TASK GOAL:
Quote the data exactly, first line to the line containing "import plotly.graph_objects as go", with no pictures.

********************

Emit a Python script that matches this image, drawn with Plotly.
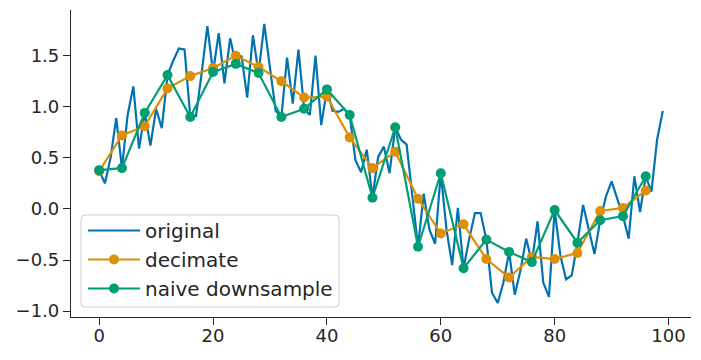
import plotly.graph_objects as go

# ---- data ----
x_original = list(range(100))
original = [0.38, 0.25, 0.50, 0.89, 0.40, 0.92, 1.20, 0.59, 0.94, 0.62,
            0.98, 0.79, 1.31, 1.45, 1.57, 1.56, 0.90, 0.91, 1.33, 1.79,
            1.34, 1.72, 1.23, 1.67, 1.42, 1.50, 1.09, 1.70, 1.33, 1.81,
            1.38, 0.96, 0.90, 1.48, 1.03, 1.56, 0.98, 0.92, 1.50, 0.82,
            1.17, 0.96, 0.95, 0.98, 0.92, 0.48, 0.36, 0.58, 0.11, 0.51,
            0.61, 0.35, 0.80, 0.68, 0.63, 0.10, -0.37, 0.15, -0.20, -0.34,
            0.35, -0.20, -0.55, 0.01, -0.58, -0.29, -0.04, -0.04, -0.30, -0.82,
            -0.92, -0.72, -0.42, -0.84, -0.60, -0.29, -0.52, -0.12, -0.72, -0.86,
            -0.01, -0.45, -0.69, -0.65, -0.33, 0.04, -0.21, -0.44, -0.11, 0.12,
            0.27, 0.09, -0.07, -0.29, 0.32, -0.03, 0.32, 0.17, 0.68, 0.96]

x_down = list(range(0, 100, 4))
decimate = [0.37, 0.72, 0.81, 1.18, 1.30, 1.38, 1.50, 1.39, 1.25, 1.09,
            1.10, 0.70, 0.40, 0.56, 0.10, -0.24, -0.15, -0.49, -0.67, -0.47,
            -0.49, -0.43, -0.02, 0.01, 0.18]
naive = [0.38, 0.40, 0.94, 1.31, 0.90, 1.34, 1.42, 1.33, 0.90, 0.98,
         1.17, 0.92, 0.11, 0.80, -0.37, 0.35, -0.58, -0.30, -0.42, -0.52,
         -0.01, -0.33, -0.11, -0.07, 0.32]

x_ticks = [0, 20, 40, 60, 80, 100]
y_ticks = [-1.0, -0.5, 0.0, 0.5, 1.0, 1.5]

# ---- styling ----
W, H = 701, 360
ML, MR, MT, MB = 71, 10, 10, 43
BLUE, ORANGE, GREEN = "#0173b2", "#de8f05", "#029e73"
INK = "#262626"
FONT = "DejaVu Sans"

fig = go.Figure()
fig.add_trace(go.Scatter(x=x_original, y=original, mode="lines", name="original",
                         line=dict(color=BLUE, width=2.2)))
fig.add_trace(go.Scatter(x=x_down, y=decimate, mode="lines+markers", name="decimate",
                         line=dict(color=ORANGE, width=2.2),
                         marker=dict(color=ORANGE, size=10)))
fig.add_trace(go.Scatter(x=x_down, y=naive, mode="lines+markers", name="naive downsample",
                         line=dict(color=GREEN, width=2.2),
                         marker=dict(color=GREEN, size=10)))

# rounded legend frame (pixel box converted to paper coords)
pw, ph = W - ML - MR, H - MT - MB
def px(x): return (x - ML) / pw
def py(y): return (H - MB - y) / ph
x0, x1, y0, y1, r = 81, 339, 215, 307, 4
path = (f"M {px(x0 + r)},{py(y0)} L {px(x1 - r)},{py(y0)} "
        f"Q {px(x1)},{py(y0)} {px(x1)},{py(y0 + r)} L {px(x1)},{py(y1 - r)} "
        f"Q {px(x1)},{py(y1)} {px(x1 - r)},{py(y1)} L {px(x0 + r)},{py(y1)} "
        f"Q {px(x0)},{py(y1)} {px(x0)},{py(y1 - r)} L {px(x0)},{py(y0 + r)} "
        f"Q {px(x0)},{py(y0)} {px(x0 + r)},{py(y0)} Z")
fig.add_shape(type="path", path=path, xref="paper", yref="paper",
              line=dict(color="#cccccc", width=1), fillcolor="rgba(255,255,255,0.8)",
              layer="above")

fig.update_layout(
    width=W, height=H,
    margin=dict(l=ML, r=MR, t=MT, b=MB, autoexpand=False),
    paper_bgcolor="white", plot_bgcolor="white",
    font=dict(family=FONT, size=18, color=INK),
    showlegend=True,
    legend=dict(x=px(x0 + 2), y=py(y1 + 1), xanchor="left", yanchor="bottom",
                bgcolor="rgba(0,0,0,0)", borderwidth=0, itemwidth=52,
                font=dict(family=FONT, size=20, color=INK)),
    xaxis=dict(range=[-4.95, 103.95], tickvals=x_ticks, showgrid=False, zeroline=False,
               showline=True, linecolor=INK, linewidth=1.25, automargin=False,
               ticks="outside", ticklen=7, tickwidth=1.25, tickcolor=INK,
               ticklabelstandoff=-5,
               tickfont=dict(family=FONT, size=18, color=INK)),
    yaxis=dict(range=[-1.057, 1.947], tickvals=y_ticks, tickformat=".1f",
               showgrid=False, zeroline=False, automargin=False,
               showline=True, linecolor=INK, linewidth=1.25,
               ticks="outside", ticklen=7, tickwidth=1.25, tickcolor=INK,
               tickfont=dict(family=FONT, size=18, color=INK)),
)

fig.write_html("out.html", config={"displayModeBar": False},
               post_script="document.body.style.margin='0';document.body.style.padding='0';")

********************

OUTPUT:
Emit a Python script that matches this image, drawn with Plotly.
import plotly.graph_objects as go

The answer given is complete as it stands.